Religious Spirituality


Ever heard this one? I’m spiritual but not religious!

It’s usually employed by people who’ve “had it” with institutionalized religion. They’re typically trying to distance themselves from ritual, buildings and hierarchy-patriarchy. They’ve been burned, abused or bored by the system. They believe in the Story of God/god but not in the system in which he/she’s been “located”.

One of the unintended consequences of the spiritual but not religious phrase is that it makes it sound like anyone who is religious is not spiritual. But then what do you do with The Dalai Lama, Desmond Tutu or Mother Teresa who in spite of being very religious are profoundly spiritual.

The second problem with this position is that many spiritual people participate in structured religious activities whenever “the spirit moves them”. They pick and choose the rituals they do like and attend church, temple or prayer services they find meaningful. They also send their seeking friends to the very same institutions they’ve left.

It seems that the whole religious – spiritual enterprise is more fluid than any of us like to admit. We all travel in and out of religious structures and spiritual experiences with far more frequency than we like to admit.
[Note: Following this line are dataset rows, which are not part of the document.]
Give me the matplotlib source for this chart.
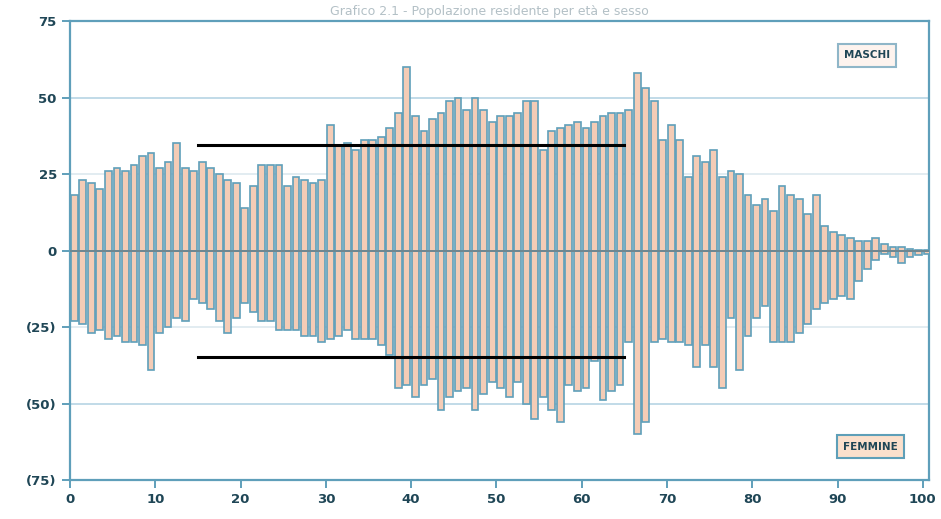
import numpy as np
import matplotlib
matplotlib.use("Agg")
import matplotlib.pyplot as plt

# ---- data ----
ages = list(range(0, 101))
maschi = [18, 23, 22, 20, 26, 27, 26, 28, 31, 32,
          27, 29, 35, 27, 26, 29, 27, 25, 23, 22,
          14, 21, 28, 28, 28, 21, 24, 23, 22, 23,
          41, 34, 35, 33, 36, 36, 37, 40, 45, 60,
          44, 39, 43, 45, 49, 50, 46, 50, 46, 42,
          44, 44, 45, 49, 49, 33, 39, 40, 41, 42,
          40, 42, 44, 45, 45, 46, 58, 53, 49, 36,
          41, 36, 24, 31, 29, 33, 24, 26, 25, 18,
          15, 17, 13, 21, 18, 17, 12, 18, 8, 6,
          5, 4, 3, 3, 4, 2, 1, 1, 0.5, 0.3, 0.2]
femmine = [23, 24, 27, 26, 29, 28, 30, 30, 31, 39,
           27, 25, 22, 23, 16, 17, 19, 23, 27, 22,
           17, 20, 23, 23, 26, 26, 26, 28, 28, 30,
           29, 28, 26, 29, 29, 29, 31, 34, 45, 44,
           48, 44, 42, 52, 48, 46, 45, 52, 47, 43,
           45, 48, 43, 50, 55, 48, 52, 56, 44, 46,
           45, 36, 49, 46, 44, 30, 60, 56, 30, 29,
           30, 30, 31, 38, 31, 38, 45, 22, 39, 28,
           22, 18, 30, 30, 30, 27, 24, 19, 17, 16,
           15, 16, 10, 6, 3, 1, 2, 4, 2, 1.5, 1]
media_range = [15, 65]        # eta' 15-64
media_maschi = 34.6
media_femmine = 34.7
yticks = [-75, -50, -25, 0, 25, 50, 75]
ylabels = ["(75)", "(50)", "(25)", "0", "25", "50", "75"]
xticks = list(range(0, 101, 10))
titolo = "Grafico 2.1 - Popolazione residente per età e sesso"

blu = "#5f9fba"
salmone = "#f4ccb6"
testo = "#1f4656"

fig = plt.figure(figsize=(9.41, 5.19), dpi=100)
ax = fig.add_axes([0.0744, 0.0751, 0.9126, 0.8844])

x = np.array(ages) + 0.5
ax.bar(x, maschi, width=0.8, facecolor=salmone, edgecolor=blu, linewidth=1.2, zorder=3)
ax.bar(x, -np.array(femmine), width=0.8, facecolor=salmone, edgecolor=blu, linewidth=1.2, zorder=3)

# grid
for g in [50, -50]:
    ax.axhline(g, color="#bcd8e6", lw=1.3, zorder=1)
for g in [25, -25]:
    ax.axhline(g, color="#dde9ef", lw=1.2, zorder=1)
ax.axhline(0, color="#6f8790", lw=1.4, zorder=4)

# medie 15-64
ax.plot(media_range, [media_maschi, media_maschi], color="black", lw=2.2, zorder=5)
ax.plot(media_range, [-media_femmine, -media_femmine], color="black", lw=2.2, zorder=5)

ax.set_xlim(0, 100.7)
ax.set_ylim(-75, 75)
ax.set_yticks(yticks)
ax.set_yticklabels(ylabels)
ax.set_xticks(xticks)
for s in ax.spines.values():
    s.set_color(blu)
    s.set_linewidth(1.6)
ax.tick_params(axis="both", colors=blu, width=1.4, length=6, direction="out")
for lab in ax.get_xticklabels() + ax.get_yticklabels():
    lab.set_color(testo)
    lab.set_fontsize(9.5)
    lab.set_fontweight("bold")

ax.text(0.928, 0.925, "MASCHI", transform=ax.transAxes, ha="center", va="center",
        fontsize=7.5, fontweight="bold", color=testo, zorder=6,
        bbox=dict(boxstyle="square,pad=0.6", facecolor="#fdf3ee", edgecolor="#8fb6c8", lw=1.5))
ax.text(0.932, 0.073, "FEMMINE", transform=ax.transAxes, ha="center", va="center",
        fontsize=7.5, fontweight="bold", color=testo, zorder=6,
        bbox=dict(boxstyle="square,pad=0.6", facecolor="#fbe0cc", edgecolor="#5e9fb8", lw=1.5))

fig.text(0.52, 0.99, titolo, ha="center", va="top", fontsize=9, color="#b3c0c6")

fig.savefig("out.png", dpi=100)
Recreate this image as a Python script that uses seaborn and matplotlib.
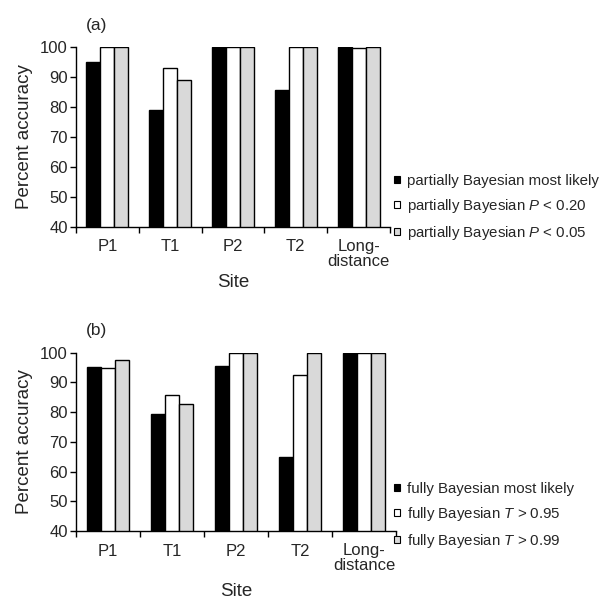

We’re not only switching religious practices, we’re trying on whole new beliefs and religions. Unfortunately we’re doing much of this behind closed doors so as to avoid the gaze of our judgmental brothers and sisters.

We’ve coined the term Religious Spirituality as a way of opening up the conversation, becoming more inclusive and expressing curiosity about people’s journeys. We can’t understand how it became culturally acceptable to discuss topics like Sex (quite casually it seems) and politics, but not religion. How did this happen?

We need to become more curious about others and transparent about ourselves.

We need to stop “breaking up” with each other over a difference in beliefs.

We need to “sit at one another’s feet” and listen carefully to the experiences.

We need to put practice above preaching and formation above information and text within context.